The unscented flowers sit with two to five together in an upright spike and are each subtended by two bracts of 30-36 mm. The inner bract is slightly shorter than the outer and forked or split to approximately half length. The base colour of the star-symmetrical perianth is pale yellow with a dull purple to dark brown centre. The six tepals are merged into a cylindrical tube of 15-25 mm long, which is slightly wider at the throat and splits into six almost equal, inverted egg-shaped perianth lobes of 23-33 mm long and 14-20 mm wide that are spreading when the flower is fully open. The three stamens are arranged symmetrically in the centre of the flower enclosing the style and consist of a 3-6 mm long upright filament and carrying a anther of 8-10 mm long. Below the perianth tube sits an ovary that is hairy in the upper half or on the ribs. From the ovary the style emerges, which splits into three branches at the same height as the middle of the anthers. This species flowers between August and early September.

== Taxonomy and naming ==
Geelbobbejaantjie was first described by Nicolaas Laurens Burman in 1768 and he named it Ixia pigmaea. John Gilbert Baker in 1877 created the new combination Babiana pygmaea, mistaking it for another species, B. nana, described earlier by Kurt Polycarp Joachim Sprengel, and he regarded Sprengel's species as a synonym of B. pygmaea.
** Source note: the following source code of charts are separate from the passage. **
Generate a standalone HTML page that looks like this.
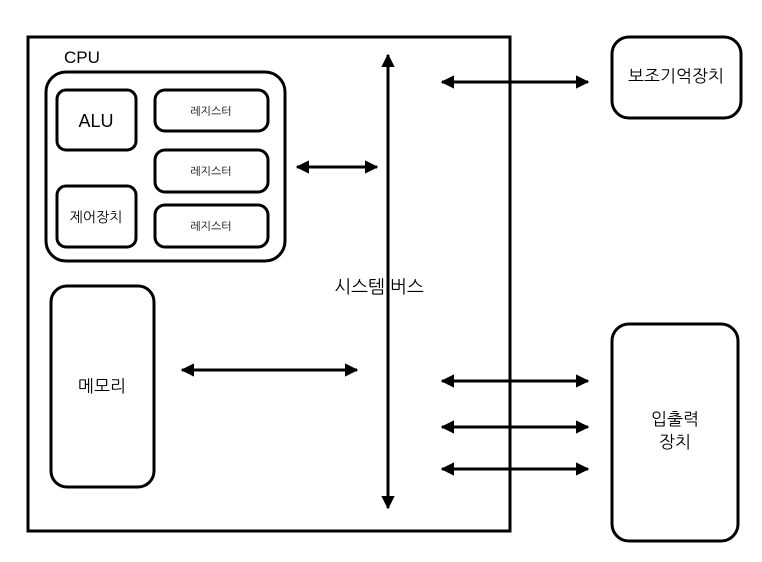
<!DOCTYPE html>
<html><head><meta charset="utf-8"><style>
html,body{margin:0;padding:0;background:#fff;}
svg text{font-family:"Liberation Sans","NanumGothic","Noto Sans CJK KR",sans-serif;fill:#000;}
</style></head><body>
<svg width="762" height="557" viewBox="0 0 762 557" xmlns="http://www.w3.org/2000/svg">
<defs>
<marker id="a" viewBox="0 0 10 10" refX="9" refY="5" markerWidth="4.5" markerHeight="4.5" orient="auto-start-reverse" markerUnits="strokeWidth">
<path d="M0,0 L10,5 L0,10 Z" fill="#000"/></marker>
</defs>
<g fill="none" stroke="#000" stroke-width="3">
<rect x="28" y="37" width="482" height="494"/>
<rect x="46" y="72" width="239" height="189" rx="20"/>
<rect x="57" y="90" width="79" height="60" rx="9"/>
<rect x="57" y="186" width="79" height="61" rx="9"/>
<rect x="155" y="90" width="113" height="41" rx="10"/>
<rect x="155" y="150" width="113" height="42" rx="10"/>
<rect x="155" y="205" width="113" height="42" rx="10"/>
<rect x="51" y="286" width="103" height="201" rx="16"/>
<rect x="612" y="37" width="129" height="81" rx="17"/>
<rect x="612" y="324" width="126" height="217" rx="17"/>
</g>
<g stroke="#000" stroke-width="3" marker-start="url(#a)" marker-end="url(#a)">
<line x1="388" y1="55" x2="388" y2="508"/>
<line x1="442" y1="82" x2="588" y2="82"/>
<line x1="297" y1="167" x2="377" y2="167"/>
<line x1="182" y1="370" x2="357" y2="370"/>
<line x1="442" y1="381" x2="588" y2="381"/>
<line x1="442" y1="427" x2="588" y2="427"/>
<line x1="442" y1="469" x2="588" y2="469"/>
</g>
<text x="64" y="63" font-size="17">CPU</text>
<text x="96" y="127" font-size="18" text-anchor="middle">ALU</text>
<text x="96" y="222" font-size="14" text-anchor="middle">제어장치</text>
<text x="211" y="115" font-size="11" text-anchor="middle">레지스터</text>
<text x="211" y="175" font-size="11" text-anchor="middle">레지스터</text>
<text x="211" y="230" font-size="11" text-anchor="middle">레지스터</text>
<text x="102" y="392" font-size="17" text-anchor="middle">메모리</text>
<text x="379" y="293" font-size="18" text-anchor="middle">시스템 버스</text>
<text x="676" y="82" font-size="17" text-anchor="middle">보조기억장치</text>
<text x="675" y="425" font-size="17" text-anchor="middle">입출력</text>
<text x="675" y="448" font-size="17" text-anchor="middle">장치</text>
</svg>
</body></html>
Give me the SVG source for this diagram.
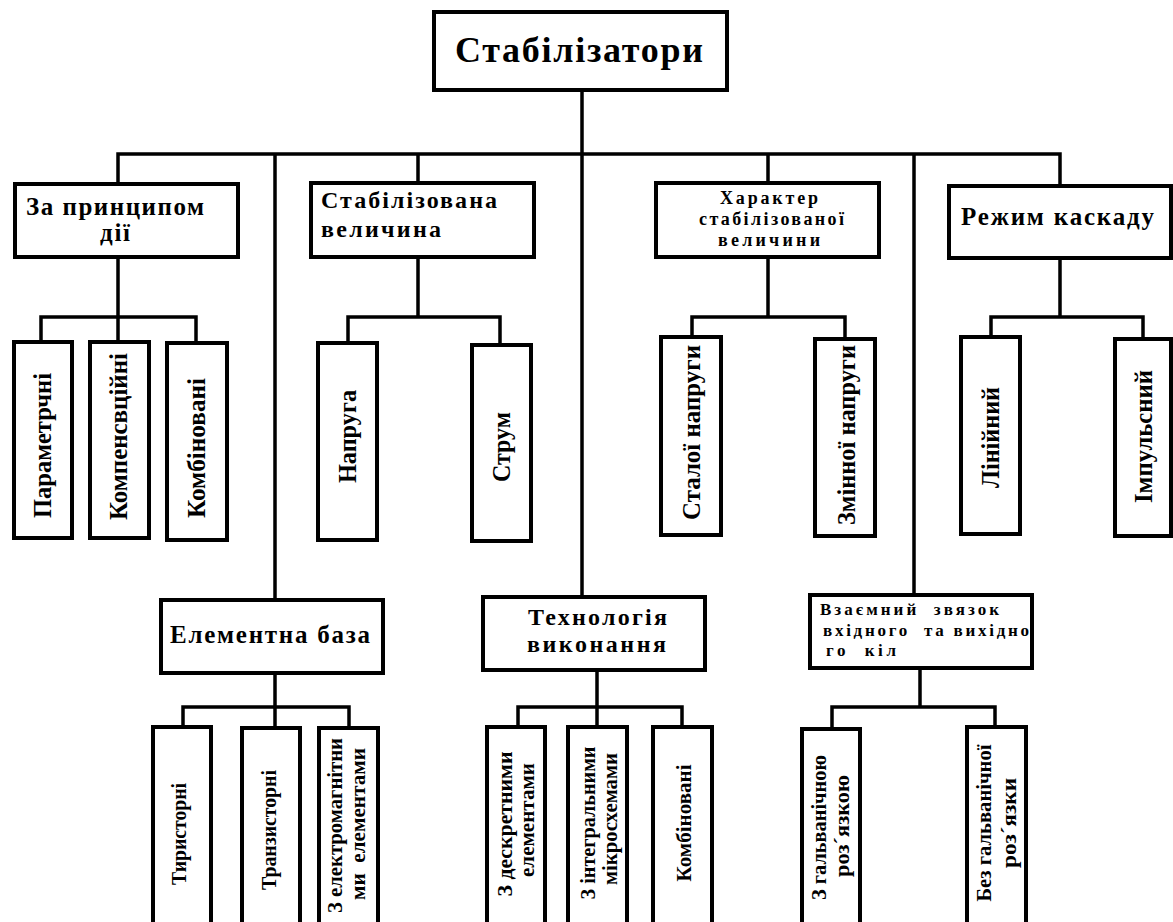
<svg xmlns="http://www.w3.org/2000/svg" width="1173" height="922" viewBox="0 0 1173 922">
<style>
.b{fill:#fff;stroke:#000;stroke-width:4}
.c{fill:none;stroke:#000;stroke-width:3.5;stroke-linecap:square}
text{font-family:"Liberation Serif","Times New Roman",serif;font-weight:bold;fill:#000;white-space:pre}
.v{dominant-baseline:central;text-anchor:middle}
.r1{font-size:25px}
.r2{font-size:20px}
</style>
<rect width="1173" height="922" fill="#fff"/>
<g id="connectors">
<path class="c" d="M582 90V597M118 154H1060M118 154V184M275 154V600M418 154V183M768 154V183M914 154V595M1060 154V186"/>
<path class="c" d="M118 257V317M41 317H196M41 317V342M118 317V342M196 317V343"/>
<path class="c" d="M418 257V317M348 317H500M348 317V343M500 317V345"/>
<path class="c" d="M768 257V317M692 317H845M692 317V337M845 317V339"/>
<path class="c" d="M1060 258V317M991 317H1143M991 317V337M1143 317V339"/>
<path class="c" d="M275 673V707M183 707H349M183 707V727M275 707V727M349 707V727"/>
<path class="c" d="M597 670V707M518 707H682M518 707V727M597 707V727M682 707V727"/>
<path class="c" d="M920 668V707M832 707H995M832 707V729M995 707V727"/>
</g>
<g id="n-root"><rect class="b" x="434" y="12" width="293" height="78"/><text x="455" y="62" font-size="36" textLength="248" lengthAdjust="spacing">Стабілізатори</text></g>
<g id="n-principle"><rect class="b" x="15" y="184" width="223" height="73"/><text x="26" y="215" font-size="25" textLength="178" lengthAdjust="spacing">За принципом</text><text x="100" y="241" font-size="25" textLength="30" lengthAdjust="spacing">дії</text></g>
<g id="n-quantity"><rect class="b" x="311" y="183" width="223" height="74"/><text x="321" y="208" font-size="24" textLength="176" lengthAdjust="spacing">Стабілізована</text><text x="321" y="237" font-size="24" textLength="120" lengthAdjust="spacing">величина</text></g>
<g id="n-character"><rect class="b" x="656" y="183" width="223" height="74"/><text x="720" y="204" font-size="18" textLength="98" lengthAdjust="spacing">Характер</text><text x="699" y="225" font-size="18" textLength="145" lengthAdjust="spacing">стабілізованої</text><text x="718" y="246" font-size="18" textLength="102" lengthAdjust="spacing">величини</text></g>
<g id="n-mode"><rect class="b" x="949" y="186" width="222" height="72"/><text x="961" y="225" font-size="25" textLength="193" lengthAdjust="spacing">Режим каскаду</text></g>
<g id="n-param"><rect class="b" x="14" y="342" width="58" height="196"/><text class="v r1" transform="translate(42 445.5) rotate(-90)" textLength="145" lengthAdjust="spacingAndGlyphs">Параметрчні</text></g>
<g id="n-comp"><rect class="b" x="90" y="342" width="59" height="196"/><text class="v r1" transform="translate(118.5 436.5) rotate(-90)" textLength="167" lengthAdjust="spacingAndGlyphs">Компенсвційні</text></g>
<g id="n-comb1"><rect class="b" x="167" y="343" width="60" height="197"/><text class="v r1" transform="translate(196 448) rotate(-90)" textLength="140" lengthAdjust="spacingAndGlyphs">Комбіновані</text></g>
<g id="n-voltage"><rect class="b" x="318" y="343" width="59" height="197"/><text class="v r1" transform="translate(347 436.5) rotate(-90)" textLength="93" lengthAdjust="spacingAndGlyphs">Напруга</text></g>
<g id="n-current"><rect class="b" x="472" y="345" width="59" height="196"/><text class="v r1" transform="translate(501 447) rotate(-90)" textLength="70" lengthAdjust="spacingAndGlyphs">Струм</text></g>
<g id="n-dc"><rect class="b" x="661" y="337" width="60" height="198"/><text class="v r1" transform="translate(691.5 432.5) rotate(-90)" textLength="175" lengthAdjust="spacingAndGlyphs">Сталої напруги</text></g>
<g id="n-ac"><rect class="b" x="815" y="339" width="60" height="197"/><text class="v r1" transform="translate(846 435) rotate(-90)" textLength="180" lengthAdjust="spacingAndGlyphs">Змінної напруги</text></g>
<g id="n-linear"><rect class="b" x="961" y="337" width="59" height="197"/><text class="v r1" transform="translate(990 437.5) rotate(-90)" textLength="101" lengthAdjust="spacingAndGlyphs">Лінійний</text></g>
<g id="n-pulse"><rect class="b" x="1115" y="339" width="56" height="197"/><text class="v r1" transform="translate(1143 436.5) rotate(-90)" textLength="133" lengthAdjust="spacingAndGlyphs">Імпульсний</text></g>
<g id="n-base"><rect class="b" x="161" y="600" width="222" height="73"/><text x="170" y="643" font-size="25" textLength="200" lengthAdjust="spacing">Елементна база</text></g>
<g id="n-tech"><rect class="b" x="483" y="597" width="222" height="73"/><text x="528" y="625" font-size="24" textLength="139" lengthAdjust="spacing">Технологія</text><text x="527" y="652" font-size="24" textLength="139" lengthAdjust="spacing">виконання</text></g>
<g id="n-coupling"><rect class="b" x="810" y="595" width="222" height="73"/><text x="820" y="615" font-size="17" textLength="179" lengthAdjust="spacing">Взаємний  звязок</text><text x="823" y="635.5" font-size="17" textLength="206" lengthAdjust="spacing">вхідного  та вихідно</text><text x="826" y="656" font-size="17" textLength="70" lengthAdjust="spacing">го  кіл</text></g>
<g id="n-thyr"><rect class="b" x="153" y="727" width="58" height="203"/><text class="v r2" transform="translate(179 834) rotate(-90)" textLength="102" lengthAdjust="spacingAndGlyphs">Тиристорні</text></g>
<g id="n-trans"><rect class="b" x="242" y="728" width="58" height="202"/><text class="v r2" transform="translate(269 830) rotate(-90)" textLength="120" lengthAdjust="spacingAndGlyphs">Транзисторні</text></g>
<g id="n-em"><rect class="b" x="319" y="728" width="59" height="202"/><text class="v r2" transform="translate(335 825.5) rotate(-90)" textLength="175" lengthAdjust="spacingAndGlyphs">З електромагнітни</text><text class="v r2" transform="translate(358 824) rotate(-90)" textLength="152" lengthAdjust="spacingAndGlyphs">ми  елементами</text></g>
<g id="n-discrete"><rect class="b" x="487" y="727" width="58" height="203"/><text class="v r2" transform="translate(505 824) rotate(-90)" textLength="145" lengthAdjust="spacingAndGlyphs">З дескретними</text><text class="v r2" transform="translate(527 820) rotate(-90)" textLength="114" lengthAdjust="spacingAndGlyphs">елементами</text></g>
<g id="n-ic"><rect class="b" x="568" y="727" width="59" height="203"/><text class="v r2" transform="translate(588 823) rotate(-90)" textLength="153" lengthAdjust="spacingAndGlyphs">З інтегральними</text><text class="v r2" transform="translate(610 819) rotate(-90)" textLength="132" lengthAdjust="spacingAndGlyphs">мікросхемами</text></g>
<g id="n-comb2"><rect class="b" x="653" y="727" width="59" height="203"/><text class="v r2" transform="translate(683.5 823) rotate(-90)" textLength="117" lengthAdjust="spacingAndGlyphs">Комбіновані</text></g>
<g id="n-galv"><rect class="b" x="802" y="729" width="58" height="201"/><text class="v r2" transform="translate(819 827.5) rotate(-90)" textLength="145" lengthAdjust="spacingAndGlyphs">З гальванічною</text><text class="v r2" transform="translate(842 826) rotate(-90)" textLength="102" lengthAdjust="spacingAndGlyphs">розˊязкою</text></g>
<g id="n-nogalv"><rect class="b" x="967" y="727" width="59" height="203"/><text class="v r2" transform="translate(984 823) rotate(-90)" textLength="157" lengthAdjust="spacingAndGlyphs">Без гальванічної</text><text class="v r2" transform="translate(1009 823) rotate(-90)" textLength="90" lengthAdjust="spacingAndGlyphs">розˊязки</text></g>
</svg>
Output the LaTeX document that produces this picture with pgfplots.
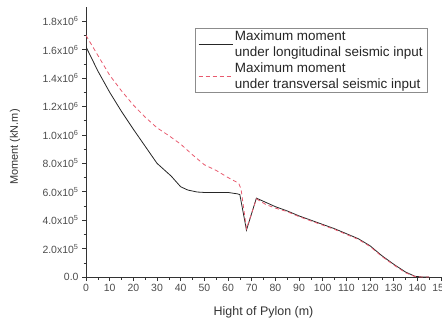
\documentclass[border=0pt]{standalone}
\usepackage{pgfplots}
\pgfplotsset{compat=1.18}
\usepackage{fontspec}
\setmainfont{Liberation Sans}
\definecolor{pinkred}{RGB}{232,90,110}
\begin{document}
\begin{tikzpicture}[x=1bp,y=1bp]
\clip (0,0) rectangle (442,324);
\useasboundingbox (0,0) rectangle (442,324);
\begin{axis}[
  at={(86bp,47bp)}, anchor=origin,
  scale only axis, width=355bp, height=270bp,
  xmin=0, xmax=150, ymin=0, ymax=1.9,
  axis lines*=left,
  axis line style={black!80, line width=0.6pt},
  tick align=outside, tick style={black!80, line width=0.5pt},
  major tick length=4bp, minor tick length=2.5bp,
  xtick={0,10,...,150}, minor x tick num=1,
  ytick={0,0.2,...,1.8}, minor y tick num=1,
  yticklabels={0.0,2.0x10\textsuperscript{5},4.0x10\textsuperscript{5},6.0x10\textsuperscript{5},8.0x10\textsuperscript{5},1.0x10\textsuperscript{6},1.2x10\textsuperscript{6},1.4x10\textsuperscript{6},1.6x10\textsuperscript{6},1.8x10\textsuperscript{6}},
  /pgf/number format/assume math mode=true,
  ticklabel style={font=\fontsize{10.5}{11}\selectfont, text=black!70},
  xlabel={Hight of Pylon (m)}, ylabel={Moment (kN.m)},
  every axis x label/.style={at={(axis description cs:0.5,0)}, anchor=center, yshift=-35bp,
    font=\fontsize{12.5}{13}\selectfont, text=black!80},
  every axis y label/.style={at={(axis description cs:0,0.5)}, anchor=center, rotate=90, yshift=71bp, xshift=-5bp,
    font=\fontsize{11}{12}\selectfont, text=black!80},
  legend style={at={(0.307,0.922)}, anchor=north west, draw=black!45, line width=0.4pt,
    font=\fontsize{13.5}{16}\selectfont, text=black!85, cells={align=left},
    inner xsep=3bp, inner ysep=1bp, row sep=0bp},
  legend cell align=left,
  legend image code/.code={\draw[#1] (0bp,0bp) -- (34bp,0bp);},
]
\addplot[black!85, line width=0.8pt] coordinates {
(0,1.62) (5,1.45) (10,1.30) (15,1.165) (20,1.04) (25,0.92) (30,0.80) (33,0.755)
(36,0.71) (40,0.635) (43,0.612) (47,0.598) (50,0.595) (55,0.595) (60,0.595) (64,0.585)
(65,0.58) (67.8,0.33) (72,0.555) (76,0.525) (80,0.495) (85,0.465) (90,0.43) (95,0.40)
(100,0.37) (105,0.34) (110,0.305) (115,0.27) (120,0.22) (125,0.15) (130,0.09)
(135,0.035) (139,0.005) (142,0.0) (145,0.0)
};
\addlegendentry{Maximum moment\\under longitudinal seismic input}
\addplot[pinkred, dash pattern=on 4bp off 3bp, line width=0.8pt] coordinates {
(0,1.70) (5,1.56) (10,1.42) (15,1.31) (20,1.21) (25,1.125) (30,1.05) (35,0.995)
(40,0.935) (45,0.86) (50,0.79) (55,0.75) (60,0.70) (64.5,0.66) (65.5,0.62)
(67.8,0.34) (72,0.55) (76,0.51) (80,0.485) (85,0.46) (90,0.425) (95,0.395)
(100,0.365) (105,0.335) (110,0.30) (115,0.265) (120,0.215) (125,0.145) (130,0.085)
(135,0.03) (139,0.003) (142,0.0) (145,0.0)
};
\addlegendentry{Maximum moment\\under transversal seismic input}
\end{axis}
\end{tikzpicture}
\end{document}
Even though the species name pygmaea was wrongly regarded as a synonym, it still is the valid name as botanical nomenclature dictates that the earliest published name has priority. Peter Goldblatt and John Charles Manning revised the genus again in 2007, and they regarded all of these names as synonymous.

The specific name pygmaea is a Latin word that means 'dwarf'. The species is however not the smallest in the genus, and it has some of the largest flowers. It is however much lower than other Ixia species, the genus that Burman the Younger originally assigned it to.

== Distribution, ecology and conservation ==
Geelbobbejaantjie can be found around Darling in the Western Cape province of South Africa. With its scentless, bowl-shaped pale yellow flowers and dark purplish heart, the species is typically adapted to pollination by monkey beetles. Small subpopulations remain on four to six locations after most renosterveld in the Swartland area has been reclaimed for agriculture. Even there, the species remains under pressure due to competition by unchecked invasive plants such as Acacia, and local heavy grazing. The total population in 2015 was estimated at less than 1500 specimen and is expected to further decline. Therefore, geelbobbejaantjie is considered to be critically endangered.